After the previous two episodes delivered some not so stellar cases of the week (“The Quick and The Wed”, in particular, being the weakest of the season), it’s a relief to see something very good this week, if good is, in fact, the right word because as the title of this episode suggests, Veronica Mars is returning to a story involving sexual assault.
The subject of rape in a mystery drama can lead to somewhat intense results. Unfortunately, we live in a world where rape is a real and horrific crime that nobody should ever experience, but since it sadly does, it is a subject that comes up in fictional works that deal with crime and mystery every once a while.
Veronica Mars is a series that had rape as a main part of its story from last season; after all a major subplot that ran through season one was Veronica’s sexual assault that built up to one of last season’s most problematic episodes when she found out who had drugged and assaulted her in the penultimate episode ‘A Trip to the Dentist’.
A major problem that the episode had was how it turned such an emotionally violent crime into a whodunnit which I’m never quite sure is the most tasteful thing to do. Now, with “The Rapes of Graff” we’re presented with another whodunnit in the manner of “who is the rapist?”, except for this time we’re in the stages of setting up the story arc for next season, so the episode is not even going to give us the comfort, if comfort is the right word, in knowing who the rapist is until next season.
With this season being set during Veronica’s final year of high school (which is a daring move to take in season two, most American high school series try to go at least three or four seasons before entering the problematic storytelling years of going to college), our titular heroine visits Hearst College as one of her potential choices when she leaves Neptune High. While there, she runs into two characters who look a little like Arrested Development actors, while also running into a familiar face in the shape of Troy (Aaron Ashmore).
While there, however, a student is sexually assaulted and has her head shaved, and Troy is the one under suspicion.
It’s a story that has to potential to leave one groaning a little in worry at the prospect of the series dealing with an emotionally violent crime like this once again. Veronica Mars is a great series for sure, has some fantastic writing and one of television’s all-time greatest female characters, but, like a lot of television shows made a decade or before, there are times when it falls into the realm of not treating characters or plots in the most politically correct way. It’s not the fault of the writers so much as it is the result of attitudes at the time, but sometimes in rewatching a series that we love but which is nearly fifteen years old, it’s understandable that one might wince a little at what is very much problematic attitudes in this day and age.
“The Rapes of Graff” as a title is problematic for sure, the episode itself is for the most part, however, is very good. Daringly it never reveals the culprit which seemed to have been the biggest aspect of the episode that was criticized at the time, but of course, we’re in the throes of setting up next season, so there is that.
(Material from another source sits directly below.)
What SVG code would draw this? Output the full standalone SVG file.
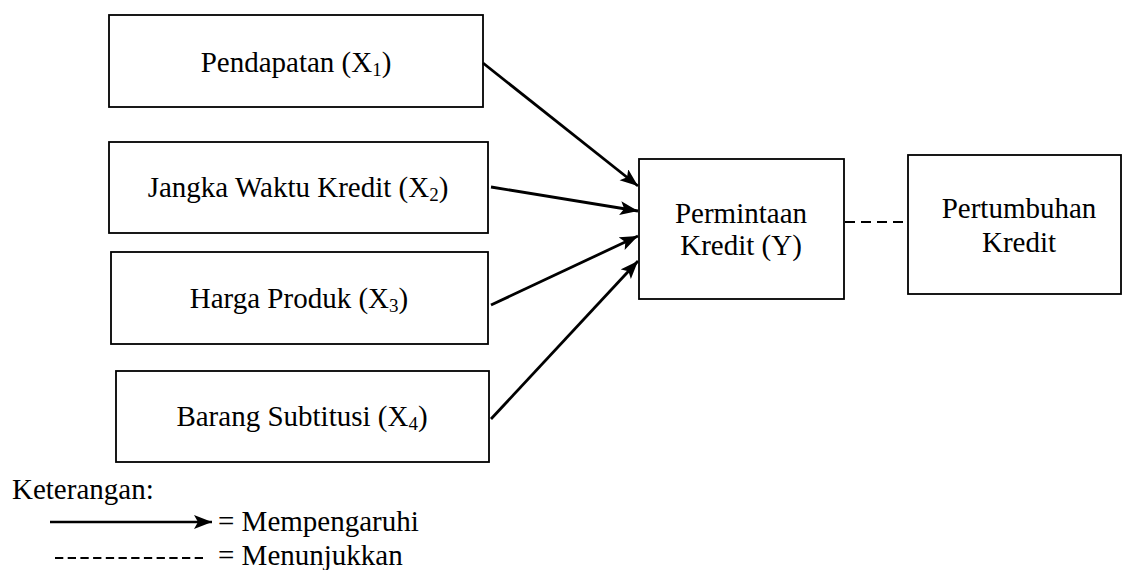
<svg xmlns="http://www.w3.org/2000/svg" width="1122" height="570" viewBox="0 0 1122 570">
<style>
.box{fill:#fff;stroke:#000;stroke-width:1.8}
.t{font-family:"Liberation Serif","Times New Roman",serif;font-size:29px;fill:#000}
.sub{font-size:19px}
.arr{stroke:#000;stroke-width:2.8;fill:none;marker-end:url(#ah)}
.dash{stroke:#000;stroke-width:2.2;fill:none}
</style>
<defs>
<marker id="ah" markerUnits="userSpaceOnUse" markerWidth="20" markerHeight="16" refX="18" refY="7" orient="auto">
<path d="M0,0 L18,7 L0,14 L4,7 z" fill="#000"/>
</marker>
</defs>
<rect width="1122" height="570" fill="#fff"/>
<g id="x1"><rect class="box" x="109" y="15" width="374" height="92"/>
<text class="t" x="296" y="72" text-anchor="middle">Pendapatan (X<tspan class="sub" dy="4">1</tspan><tspan dy="-4">)</tspan></text></g>
<g id="x2"><rect class="box" x="109" y="142" width="379" height="91"/>
<text class="t" x="298" y="197" text-anchor="middle">Jangka Waktu Kredit (X<tspan class="sub" dy="4">2</tspan><tspan dy="-4">)</tspan></text></g>
<g id="x3"><rect class="box" x="111" y="252" width="377" height="92"/>
<text class="t" x="299" y="308" text-anchor="middle">Harga Produk (X<tspan class="sub" dy="4">3</tspan><tspan dy="-4">)</tspan></text></g>
<g id="x4"><rect class="box" x="116" y="371" width="373" height="91"/>
<text class="t" x="302" y="426" text-anchor="middle">Barang Subtitusi (X<tspan class="sub" dy="4">4</tspan><tspan dy="-4">)</tspan></text></g>
<g id="y"><rect class="box" x="639" y="159" width="205" height="140"/>
<text class="t" x="741" y="223" text-anchor="middle">Permintaan</text>
<text class="t" x="741" y="255" text-anchor="middle">Kredit (Y)</text></g>
<g id="pk"><rect class="box" x="908" y="155" width="213" height="139"/>
<text class="t" x="1019" y="218" text-anchor="middle">Pertumbuhan</text>
<text class="t" x="1019" y="252" text-anchor="middle">Kredit</text></g>
<g id="connectors">
<line class="arr" x1="483" y1="63" x2="638" y2="186"/>
<line class="arr" x1="491" y1="187" x2="638" y2="211"/>
<line class="arr" x1="491" y1="305" x2="638" y2="236"/>
<line class="arr" x1="491" y1="419" x2="638" y2="261"/>
<line class="dash" x1="845" y1="222" x2="907" y2="222" stroke-dasharray="10 6"/>
</g>
<g id="legend">
<text class="t" x="12" y="499">Keterangan:</text>
<line class="arr" x1="50" y1="522" x2="212" y2="522" style="stroke-width:2.4"/>
<text class="t" x="218" y="531">= Mempengaruhi</text>
<line class="dash" x1="55" y1="558" x2="203" y2="558" stroke-width="1.6" stroke-dasharray="8.3 4.4"/>
<text class="t" x="218" y="565">= Menunjukkan</text>
</g>
</svg>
While turning a serial rapist into a “whodunnit” is in itself a problematic thing, and the title of the episode is way too light-hearted with its play on words, there is a wonderful darkness and unsettling atmosphere to this that makes it the all-around best episode we’ve had in the last few weeks. While the idea of this simply being a set up for next season could have its own sense of issues, the tone, the attitude towards the crime and the pulsating anger at the heart of it make it must-watch for sure.
There is even something daring about how it starts off as if it’s going to be light-hearted fun what with guest appearances from Michael Cera and Alia Shawkat from Arrested Development and then just proceeds to drop us into the middle of something dark and disturbing when Shawkat’s character is sexually assaulted and Troy is the prime suspect.
The main direction of the story is Veronica trying to prove Todd’s innocence, and since we know Todd is not the best of people, there is a possibility of his guilt, but it never once forgets about the victims of the crime and for anyone only familiar with Alia Shawkat from Arrested Development, to see her in a more dramatic role like this and doing it really, really powerfully will come as something of a major surprise.
We get more stuff this week with Logan and Hannah, and it builds up to a wonderfully melodramatic conclusion where she’s sent off to boarding school as a result of Logan and her trying to continue their relationship, but it’s great to say that for the first time in three weeks, it’s the case of the week where this episode of Veronica Mars excels, even with the disturbing subject matter.